►

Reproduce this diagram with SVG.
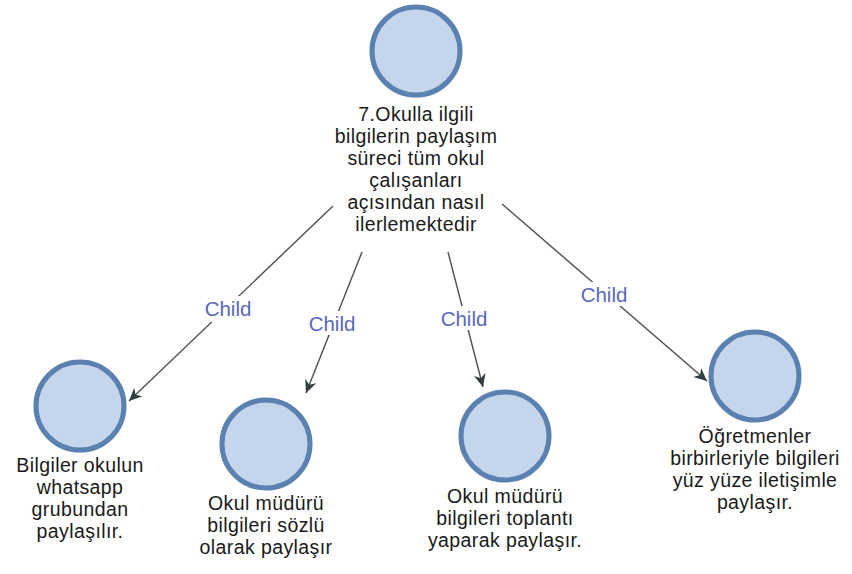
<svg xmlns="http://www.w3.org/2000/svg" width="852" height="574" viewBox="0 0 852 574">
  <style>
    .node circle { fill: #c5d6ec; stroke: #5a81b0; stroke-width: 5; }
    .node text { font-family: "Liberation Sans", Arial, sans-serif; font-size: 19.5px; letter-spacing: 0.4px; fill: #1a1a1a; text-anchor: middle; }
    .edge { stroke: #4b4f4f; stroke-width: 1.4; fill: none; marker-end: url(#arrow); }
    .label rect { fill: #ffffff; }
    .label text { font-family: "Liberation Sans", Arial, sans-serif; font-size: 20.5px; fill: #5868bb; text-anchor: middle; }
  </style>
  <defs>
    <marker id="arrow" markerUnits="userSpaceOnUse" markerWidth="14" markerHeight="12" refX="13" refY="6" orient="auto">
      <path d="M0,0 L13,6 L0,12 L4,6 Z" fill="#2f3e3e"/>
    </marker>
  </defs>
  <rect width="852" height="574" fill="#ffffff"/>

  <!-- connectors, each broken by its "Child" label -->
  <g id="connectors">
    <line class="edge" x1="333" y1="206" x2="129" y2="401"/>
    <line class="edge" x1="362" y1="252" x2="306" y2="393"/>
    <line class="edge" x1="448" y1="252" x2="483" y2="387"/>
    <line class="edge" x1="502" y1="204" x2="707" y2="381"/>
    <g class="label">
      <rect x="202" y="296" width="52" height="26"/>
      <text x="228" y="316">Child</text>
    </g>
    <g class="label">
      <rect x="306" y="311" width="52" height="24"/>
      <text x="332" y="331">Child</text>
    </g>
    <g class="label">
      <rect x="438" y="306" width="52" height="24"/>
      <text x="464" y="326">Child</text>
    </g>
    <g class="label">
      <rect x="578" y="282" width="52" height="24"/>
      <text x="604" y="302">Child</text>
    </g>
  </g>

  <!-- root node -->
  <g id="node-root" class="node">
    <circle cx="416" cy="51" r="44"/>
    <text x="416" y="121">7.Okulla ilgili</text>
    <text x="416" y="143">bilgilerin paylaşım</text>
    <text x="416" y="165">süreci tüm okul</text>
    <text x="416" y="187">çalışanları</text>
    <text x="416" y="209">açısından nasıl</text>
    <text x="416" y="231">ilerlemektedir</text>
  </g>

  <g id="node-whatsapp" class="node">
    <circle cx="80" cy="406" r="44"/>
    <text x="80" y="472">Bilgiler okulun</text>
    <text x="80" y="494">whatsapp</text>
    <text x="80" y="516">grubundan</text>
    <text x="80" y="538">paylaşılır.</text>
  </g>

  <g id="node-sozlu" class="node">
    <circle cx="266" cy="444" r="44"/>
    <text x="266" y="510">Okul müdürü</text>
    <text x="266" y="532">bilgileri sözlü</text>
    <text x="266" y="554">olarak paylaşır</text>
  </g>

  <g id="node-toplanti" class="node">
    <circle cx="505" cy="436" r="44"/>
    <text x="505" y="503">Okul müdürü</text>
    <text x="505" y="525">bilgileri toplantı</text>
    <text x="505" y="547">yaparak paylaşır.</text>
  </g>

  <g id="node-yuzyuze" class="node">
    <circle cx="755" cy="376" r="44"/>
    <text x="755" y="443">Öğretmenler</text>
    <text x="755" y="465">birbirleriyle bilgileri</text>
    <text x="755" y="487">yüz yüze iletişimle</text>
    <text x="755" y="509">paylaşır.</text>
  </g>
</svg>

◄

Task objective:
Ignore the images and quote every line of the listing exactly.

Exercise solution:
Reproduce this diagram with SVG.
<svg xmlns="http://www.w3.org/2000/svg" width="852" height="574" viewBox="0 0 852 574">
  <style>
    .node circle { fill: #c5d6ec; stroke: #5a81b0; stroke-width: 5; }
    .node text { font-family: "Liberation Sans", Arial, sans-serif; font-size: 19.5px; letter-spacing: 0.4px; fill: #1a1a1a; text-anchor: middle; }
    .edge { stroke: #4b4f4f; stroke-width: 1.4; fill: none; marker-end: url(#arrow); }
    .label rect { fill: #ffffff; }
    .label text { font-family: "Liberation Sans", Arial, sans-serif; font-size: 20.5px; fill: #5868bb; text-anchor: middle; }
  </style>
  <defs>
    <marker id="arrow" markerUnits="userSpaceOnUse" markerWidth="14" markerHeight="12" refX="13" refY="6" orient="auto">
      <path d="M0,0 L13,6 L0,12 L4,6 Z" fill="#2f3e3e"/>
    </marker>
  </defs>
  <rect width="852" height="574" fill="#ffffff"/>

  <!-- connectors, each broken by its "Child" label -->
  <g id="connectors">
    <line class="edge" x1="333" y1="206" x2="129" y2="401"/>
    <line class="edge" x1="362" y1="252" x2="306" y2="393"/>
    <line class="edge" x1="448" y1="252" x2="483" y2="387"/>
    <line class="edge" x1="502" y1="204" x2="707" y2="381"/>
    <g class="label">
      <rect x="202" y="296" width="52" height="26"/>
      <text x="228" y="316">Child</text>
    </g>
    <g class="label">
      <rect x="306" y="311" width="52" height="24"/>
      <text x="332" y="331">Child</text>
    </g>
    <g class="label">
      <rect x="438" y="306" width="52" height="24"/>
      <text x="464" y="326">Child</text>
    </g>
    <g class="label">
      <rect x="578" y="282" width="52" height="24"/>
      <text x="604" y="302">Child</text>
    </g>
  </g>

  <!-- root node -->
  <g id="node-root" class="node">
    <circle cx="416" cy="51" r="44"/>
    <text x="416" y="121">7.Okulla ilgili</text>
    <text x="416" y="143">bilgilerin paylaşım</text>
    <text x="416" y="165">süreci tüm okul</text>
    <text x="416" y="187">çalışanları</text>
    <text x="416" y="209">açısından nasıl</text>
    <text x="416" y="231">ilerlemektedir</text>
  </g>

  <g id="node-whatsapp" class="node">
    <circle cx="80" cy="406" r="44"/>
    <text x="80" y="472">Bilgiler okulun</text>
    <text x="80" y="494">whatsapp</text>
    <text x="80" y="516">grubundan</text>
    <text x="80" y="538">paylaşılır.</text>
  </g>

  <g id="node-sozlu" class="node">
    <circle cx="266" cy="444" r="44"/>
    <text x="266" y="510">Okul müdürü</text>
    <text x="266" y="532">bilgileri sözlü</text>
    <text x="266" y="554">olarak paylaşır</text>
  </g>

  <g id="node-toplanti" class="node">
    <circle cx="505" cy="436" r="44"/>
    <text x="505" y="503">Okul müdürü</text>
    <text x="505" y="525">bilgileri toplantı</text>
    <text x="505" y="547">yaparak paylaşır.</text>
  </g>

  <g id="node-yuzyuze" class="node">
    <circle cx="755" cy="376" r="44"/>
    <text x="755" y="443">Öğretmenler</text>
    <text x="755" y="465">birbirleriyle bilgileri</text>
    <text x="755" y="487">yüz yüze iletişimle</text>
    <text x="755" y="509">paylaşır.</text>
  </g>
</svg>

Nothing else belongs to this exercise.